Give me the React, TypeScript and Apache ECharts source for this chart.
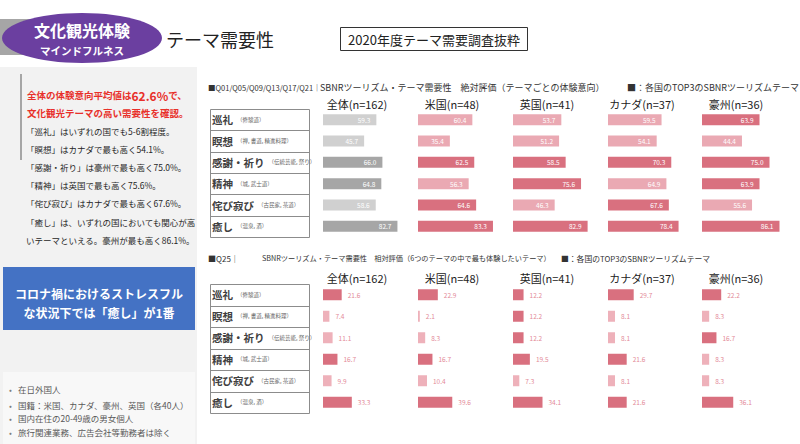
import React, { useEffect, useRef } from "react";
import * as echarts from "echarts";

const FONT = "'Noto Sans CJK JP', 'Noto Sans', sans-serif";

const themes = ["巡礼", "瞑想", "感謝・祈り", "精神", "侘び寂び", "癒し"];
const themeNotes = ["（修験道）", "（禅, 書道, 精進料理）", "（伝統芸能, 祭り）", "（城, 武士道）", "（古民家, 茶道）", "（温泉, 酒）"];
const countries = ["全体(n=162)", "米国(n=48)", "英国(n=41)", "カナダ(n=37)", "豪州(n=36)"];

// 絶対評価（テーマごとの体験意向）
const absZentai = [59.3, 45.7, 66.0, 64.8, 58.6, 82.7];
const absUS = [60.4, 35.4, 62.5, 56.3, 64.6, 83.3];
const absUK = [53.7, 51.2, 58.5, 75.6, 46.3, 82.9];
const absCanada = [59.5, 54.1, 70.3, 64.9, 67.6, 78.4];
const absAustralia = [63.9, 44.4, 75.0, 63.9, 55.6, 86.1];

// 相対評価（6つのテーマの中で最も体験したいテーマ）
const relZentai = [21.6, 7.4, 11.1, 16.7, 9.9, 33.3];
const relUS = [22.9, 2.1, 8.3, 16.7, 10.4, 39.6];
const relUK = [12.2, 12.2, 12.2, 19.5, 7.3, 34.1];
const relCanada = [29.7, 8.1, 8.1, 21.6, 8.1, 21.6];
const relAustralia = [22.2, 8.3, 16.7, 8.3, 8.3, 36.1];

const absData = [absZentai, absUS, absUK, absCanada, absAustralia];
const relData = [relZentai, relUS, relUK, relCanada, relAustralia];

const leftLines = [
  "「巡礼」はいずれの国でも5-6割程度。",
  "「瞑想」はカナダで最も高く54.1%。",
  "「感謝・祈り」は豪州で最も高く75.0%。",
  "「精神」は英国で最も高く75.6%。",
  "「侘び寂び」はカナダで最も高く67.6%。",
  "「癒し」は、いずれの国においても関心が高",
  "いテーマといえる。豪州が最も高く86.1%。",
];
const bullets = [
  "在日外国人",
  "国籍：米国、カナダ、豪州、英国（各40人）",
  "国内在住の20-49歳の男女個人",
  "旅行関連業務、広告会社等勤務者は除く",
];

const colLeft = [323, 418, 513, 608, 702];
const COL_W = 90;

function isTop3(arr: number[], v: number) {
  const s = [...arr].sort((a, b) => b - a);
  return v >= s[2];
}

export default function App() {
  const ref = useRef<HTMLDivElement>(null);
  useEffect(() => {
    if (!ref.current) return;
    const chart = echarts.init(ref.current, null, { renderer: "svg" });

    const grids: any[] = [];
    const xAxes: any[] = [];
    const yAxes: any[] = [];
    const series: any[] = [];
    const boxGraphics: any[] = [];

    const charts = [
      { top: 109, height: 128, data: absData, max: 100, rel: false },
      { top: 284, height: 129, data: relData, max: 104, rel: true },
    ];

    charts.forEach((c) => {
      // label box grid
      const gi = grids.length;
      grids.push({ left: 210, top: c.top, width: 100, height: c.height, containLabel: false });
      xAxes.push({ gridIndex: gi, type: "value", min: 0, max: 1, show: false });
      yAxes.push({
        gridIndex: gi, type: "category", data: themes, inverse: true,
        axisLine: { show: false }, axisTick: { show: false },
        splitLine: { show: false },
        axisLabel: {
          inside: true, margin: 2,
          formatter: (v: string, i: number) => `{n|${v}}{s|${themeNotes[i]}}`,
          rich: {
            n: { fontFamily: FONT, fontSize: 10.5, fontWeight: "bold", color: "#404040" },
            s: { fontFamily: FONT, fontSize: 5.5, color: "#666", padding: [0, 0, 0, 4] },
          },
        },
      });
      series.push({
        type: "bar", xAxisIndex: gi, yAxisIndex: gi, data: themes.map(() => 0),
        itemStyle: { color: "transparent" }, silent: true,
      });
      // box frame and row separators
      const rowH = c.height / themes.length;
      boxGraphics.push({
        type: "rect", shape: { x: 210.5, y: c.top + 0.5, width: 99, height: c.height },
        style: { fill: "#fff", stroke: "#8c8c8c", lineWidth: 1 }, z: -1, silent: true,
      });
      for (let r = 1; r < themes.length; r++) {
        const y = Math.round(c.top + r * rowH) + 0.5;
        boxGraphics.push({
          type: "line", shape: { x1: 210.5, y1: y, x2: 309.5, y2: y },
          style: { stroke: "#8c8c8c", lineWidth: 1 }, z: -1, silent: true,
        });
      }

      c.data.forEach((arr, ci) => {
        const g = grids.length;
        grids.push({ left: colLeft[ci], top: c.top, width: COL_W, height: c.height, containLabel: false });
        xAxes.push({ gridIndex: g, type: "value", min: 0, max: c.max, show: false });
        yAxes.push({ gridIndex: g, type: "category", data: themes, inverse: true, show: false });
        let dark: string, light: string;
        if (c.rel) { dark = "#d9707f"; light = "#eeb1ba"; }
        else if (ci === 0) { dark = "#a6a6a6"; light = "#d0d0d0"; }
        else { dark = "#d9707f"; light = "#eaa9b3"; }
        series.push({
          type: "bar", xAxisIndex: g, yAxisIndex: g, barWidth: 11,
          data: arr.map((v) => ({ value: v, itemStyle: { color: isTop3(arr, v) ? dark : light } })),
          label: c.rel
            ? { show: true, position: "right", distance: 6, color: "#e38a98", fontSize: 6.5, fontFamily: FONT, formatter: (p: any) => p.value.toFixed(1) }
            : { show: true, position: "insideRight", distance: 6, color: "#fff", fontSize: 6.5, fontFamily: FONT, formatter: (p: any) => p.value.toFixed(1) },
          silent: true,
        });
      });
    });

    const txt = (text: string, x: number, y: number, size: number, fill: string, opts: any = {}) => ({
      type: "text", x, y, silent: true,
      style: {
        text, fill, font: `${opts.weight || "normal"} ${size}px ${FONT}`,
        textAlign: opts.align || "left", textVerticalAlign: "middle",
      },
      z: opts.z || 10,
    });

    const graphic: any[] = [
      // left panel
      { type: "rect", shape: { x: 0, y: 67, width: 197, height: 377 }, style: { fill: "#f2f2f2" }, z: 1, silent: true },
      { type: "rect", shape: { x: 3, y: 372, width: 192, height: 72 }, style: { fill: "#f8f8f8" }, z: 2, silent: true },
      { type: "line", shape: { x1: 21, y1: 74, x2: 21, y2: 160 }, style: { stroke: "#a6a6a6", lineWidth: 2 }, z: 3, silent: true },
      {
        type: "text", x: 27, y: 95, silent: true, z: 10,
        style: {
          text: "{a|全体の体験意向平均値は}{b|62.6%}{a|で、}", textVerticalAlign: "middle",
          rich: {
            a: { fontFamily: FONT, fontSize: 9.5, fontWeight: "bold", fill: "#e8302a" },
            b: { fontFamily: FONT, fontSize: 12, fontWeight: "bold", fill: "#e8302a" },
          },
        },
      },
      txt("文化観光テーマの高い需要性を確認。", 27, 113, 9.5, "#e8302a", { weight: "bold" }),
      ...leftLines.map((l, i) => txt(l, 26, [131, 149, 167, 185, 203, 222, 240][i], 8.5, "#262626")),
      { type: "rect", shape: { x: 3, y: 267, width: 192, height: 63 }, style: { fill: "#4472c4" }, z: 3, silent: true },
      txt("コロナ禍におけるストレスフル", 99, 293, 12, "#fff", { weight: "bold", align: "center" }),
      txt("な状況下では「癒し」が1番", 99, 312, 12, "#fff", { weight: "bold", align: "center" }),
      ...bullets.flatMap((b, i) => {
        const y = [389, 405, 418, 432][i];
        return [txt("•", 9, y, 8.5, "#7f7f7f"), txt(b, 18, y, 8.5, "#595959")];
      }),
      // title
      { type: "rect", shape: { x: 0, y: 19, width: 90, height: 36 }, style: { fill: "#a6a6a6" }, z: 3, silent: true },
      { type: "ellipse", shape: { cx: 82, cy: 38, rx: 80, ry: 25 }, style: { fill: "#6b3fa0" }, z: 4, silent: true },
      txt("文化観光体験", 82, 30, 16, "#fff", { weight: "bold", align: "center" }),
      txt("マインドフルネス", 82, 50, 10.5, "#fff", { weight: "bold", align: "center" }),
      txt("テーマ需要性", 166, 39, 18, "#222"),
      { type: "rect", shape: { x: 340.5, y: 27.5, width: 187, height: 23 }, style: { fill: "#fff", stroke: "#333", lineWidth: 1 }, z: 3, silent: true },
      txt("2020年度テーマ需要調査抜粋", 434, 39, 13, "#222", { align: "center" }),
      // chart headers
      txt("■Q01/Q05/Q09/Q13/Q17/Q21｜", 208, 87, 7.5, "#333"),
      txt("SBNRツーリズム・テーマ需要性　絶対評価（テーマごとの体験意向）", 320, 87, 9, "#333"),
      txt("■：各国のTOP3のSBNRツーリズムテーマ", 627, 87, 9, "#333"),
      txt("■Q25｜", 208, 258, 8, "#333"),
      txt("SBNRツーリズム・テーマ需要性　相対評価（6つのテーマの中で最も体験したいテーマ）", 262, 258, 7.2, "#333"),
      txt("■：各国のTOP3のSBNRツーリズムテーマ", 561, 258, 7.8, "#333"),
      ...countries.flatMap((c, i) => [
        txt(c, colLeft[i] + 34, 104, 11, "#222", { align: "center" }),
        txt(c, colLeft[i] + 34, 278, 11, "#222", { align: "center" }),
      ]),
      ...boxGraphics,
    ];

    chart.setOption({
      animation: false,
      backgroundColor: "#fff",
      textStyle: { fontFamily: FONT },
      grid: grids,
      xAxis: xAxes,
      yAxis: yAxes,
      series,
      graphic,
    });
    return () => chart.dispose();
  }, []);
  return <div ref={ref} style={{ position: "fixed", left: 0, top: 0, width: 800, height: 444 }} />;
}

***

_What the task asks_
From the first line of the listing above, repeat every line through the one holding "const absAustralia = [63.9, 44.4, 75.0, 63.9, 55.6, 86.1];". Both ends count, and pictures stay out.

_Correct output_
Give me the React, TypeScript and Apache ECharts source for this chart.
import React, { useEffect, useRef } from "react";
import * as echarts from "echarts";

const FONT = "'Noto Sans CJK JP', 'Noto Sans', sans-serif";

const themes = ["巡礼", "瞑想", "感謝・祈り", "精神", "侘び寂び", "癒し"];
const themeNotes = ["（修験道）", "（禅, 書道, 精進料理）", "（伝統芸能, 祭り）", "（城, 武士道）", "（古民家, 茶道）", "（温泉, 酒）"];
const countries = ["全体(n=162)", "米国(n=48)", "英国(n=41)", "カナダ(n=37)", "豪州(n=36)"];

// 絶対評価（テーマごとの体験意向）
const absZentai = [59.3, 45.7, 66.0, 64.8, 58.6, 82.7];
const absUS = [60.4, 35.4, 62.5, 56.3, 64.6, 83.3];
const absUK = [53.7, 51.2, 58.5, 75.6, 46.3, 82.9];
const absCanada = [59.5, 54.1, 70.3, 64.9, 67.6, 78.4];
const absAustralia = [63.9, 44.4, 75.0, 63.9, 55.6, 86.1];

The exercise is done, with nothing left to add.